The reasons you're saying you'll stay in are techniques high control groups use to...keep people in.
Here is some info from a site run by ex-Scientologists.
The individual is prepared for thought reform through increasing rewards and punishments, efforts are made
to establish considerable control over a person's social environment,
time, and sources of social support. Social isolation is promoted.
Contact with family and friends is abridged, as is contact with persons
who do not share group-approved attitudes. Economic and other dependence
on the group is fostered. (In the forerunner to coercive persuasion,
brainwashing, this was rather easy to achieve through simple
imprisonment.)
Disconfirming information and nonsupporting opinions are prohibited in group communication.
Rules exist about permissible topics to discuss with outsiders.

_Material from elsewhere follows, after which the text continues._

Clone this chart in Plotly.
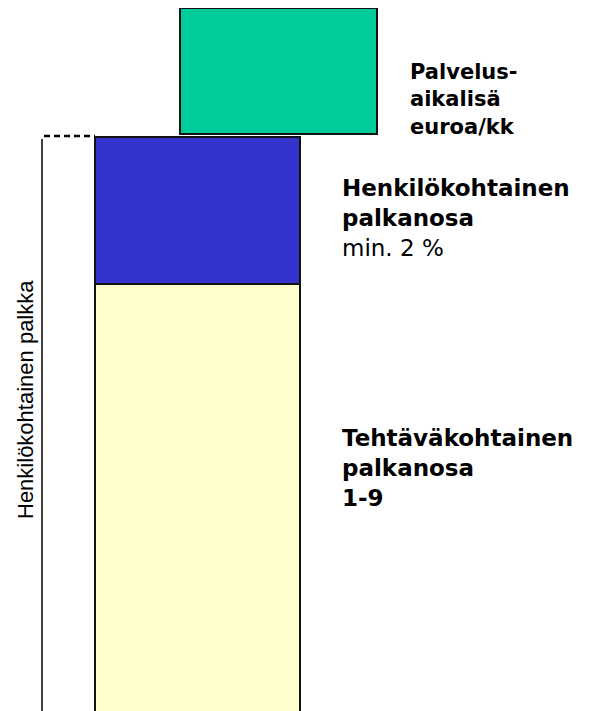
import plotly.graph_objects as go

# ---- data (in chart units; y axis counts upward) ----
column_names = ["Palkka", "Palvelusaikalisä"]
column_centers = [197.5, 278.5]
column_widths = [205, 197]

segment_names = ["Tehtäväkohtainen palkanosa", "Henkilökohtainen palkanosa", "Palvelusaikalisä euroa/kk"]
segment_bases = [0, 431, 581]
segment_heights = [431, 147, 126]
segment_columns = [0, 0, 1]
segment_colors = ["#FFFFCC", "#3333CC", "#00CC99"]

bracket_x = [42, 42]
bracket_y = [-10, 576]
dash_x = [44, 95]
dash_y = [579, 579]

label_texts = [
    "<b>Palvelus-</b><br><b>aikalisä</b><br><b>euroa/kk</b>",
    "<b>Henkilökohtainen</b><br><b>palkanosa</b><br>min. 2 %",
    "<b>Tehtäväkohtainen</b><br><b>palkanosa</b><br><b>1-9</b>",
]
label_x = [408, 340, 340]
label_y = [615.5, 497, 247]
label_sizes = [21, 23, 23]
side_label = "Henkilökohtainen palkka"

fig = go.Figure()
for i in range(len(segment_names)):
    c = segment_columns[i]
    fig.add_trace(go.Bar(
        x=[column_centers[c]], y=[segment_heights[i]], base=[segment_bases[i]],
        width=[column_widths[c]], name=segment_names[i],
        marker=dict(color=segment_colors[i], line=dict(color="#111111", width=2)),
        hoverinfo="name",
    ))

fig.add_trace(go.Scatter(x=bracket_x, y=bracket_y, mode="lines",
                         line=dict(color="black", width=1.5), hoverinfo="skip"))
fig.add_trace(go.Scatter(x=dash_x, y=dash_y, mode="lines",
                         line=dict(color="black", width=2.5, dash="6px,4px"), hoverinfo="skip"))

for t, x, y, s in zip(label_texts, label_x, label_y, label_sizes):
    fig.add_annotation(x=x, y=y, text=t, showarrow=False, xanchor="left", yanchor="middle",
                       align="left", font=dict(family="DejaVu Sans", size=s, color="black"))

fig.add_annotation(x=25, y=315, text=side_label, textangle=-90, showarrow=False,
                   xanchor="center", yanchor="middle",
                   font=dict(family="Liberation Sans, Arial", size=22, color="black"))

fig.update_layout(
    width=590, height=703, margin=dict(l=0, r=0, t=0, b=0),
    paper_bgcolor="white", plot_bgcolor="white", showlegend=False,
    barmode="overlay",
    xaxis=dict(range=[8, 598], visible=False, fixedrange=True),
    yaxis=dict(range=[4, 707], visible=False, fixedrange=True),
)

fig.write_html("out.html")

Communication is highly controlled. An "in-group" language is usually
constructed.
Frequent and intense attempts are made to cause a
person to re-evaluate the most central aspects of his or her experience
of self and prior conduct in negative ways. Efforts are designed to
destabilize and undermine the subject's basic consciousness, reality
awareness, world view, emotional control, and defense mechanisms as well
as getting them to reinterpret their life's history, and adopt a new
version of causality.
Intense and frequent attempts are made to
undermine a person's confidence in himself and his judgment, creating a
sense of powerlessness.
Nonphysical punishments are used such as
intense humiliation, loss of privilege, social isolation, social status
changes, intense guilt, anxiety, manipulation and other techniques for
creating strong aversive emotional arousals, etc.
Certain secular psychological threats [force] are used or are present:
That failure to adopt the approved attitude, belief, or consequent
behavior will lead to severe punishment or dire consequence, (e.g.
physical or mental illness, the reappearance of a prior physical
illness, drug dependence, economic collapse, social failure, divorce,
disintegration, failure to find a mate, etc.).
Robert Jay Lifton's Eight Point Model of Thought Reform
1. ENVIRONMENT CONTROL. Limitation of many/all forms
of communication with those outside the group. Books, magazines, letters
and visits with friends and family are taboo. "Come out and be
separate!"
2. MYSTICAL MANIPULATION. The potential convert to the group becomes convinced of the higher purpose and special calling of the
group through a profound encounter / experience, for
example, through an alleged miracle or prophetic word of those in the
group.
3. DEMAND FOR PURITY. An explicit goal of the group is to bring about some kind of change, whether it be on a global, social, or
personal level. "Perfection is possible if one stays with the group and is committed."
4. CULT OF CONFESSION. The unhealthy practice of self
disclosure to members in the group. Often in the context of a public
gathering in the group, admitting past sins and imperfections, even
doubts about the group and critical thoughts about the integrity of the
leaders.
5. SACRED SCIENCE. The group's perspective is
absolutely true and completely adequate to explain EVERYTHING. The
doctrine is not subject to amendments or question. ABSOLUTE conformity
to the doctrine is required.
6. LOADED LANGUAGE. A new vocabulary emerges within the context of the group. Group members "think" within the very abstract
and narrow parameters of the group's doctrine. The
terminology sufficiently stops members from thinking critically by
reinforcing a "black and white" mentality. Loaded terms and clichés
prejudice thinking.
7. DOCTRINE OVER PERSON. Pre-group experience and
group experience are narrowly and decisively interpreted through the
absolute doctrine, even when experience contradicts the doctrine.
8. DISPENSING OF EXISTENCE. Salvation is possible only in the group. Those who leave the group are doomed.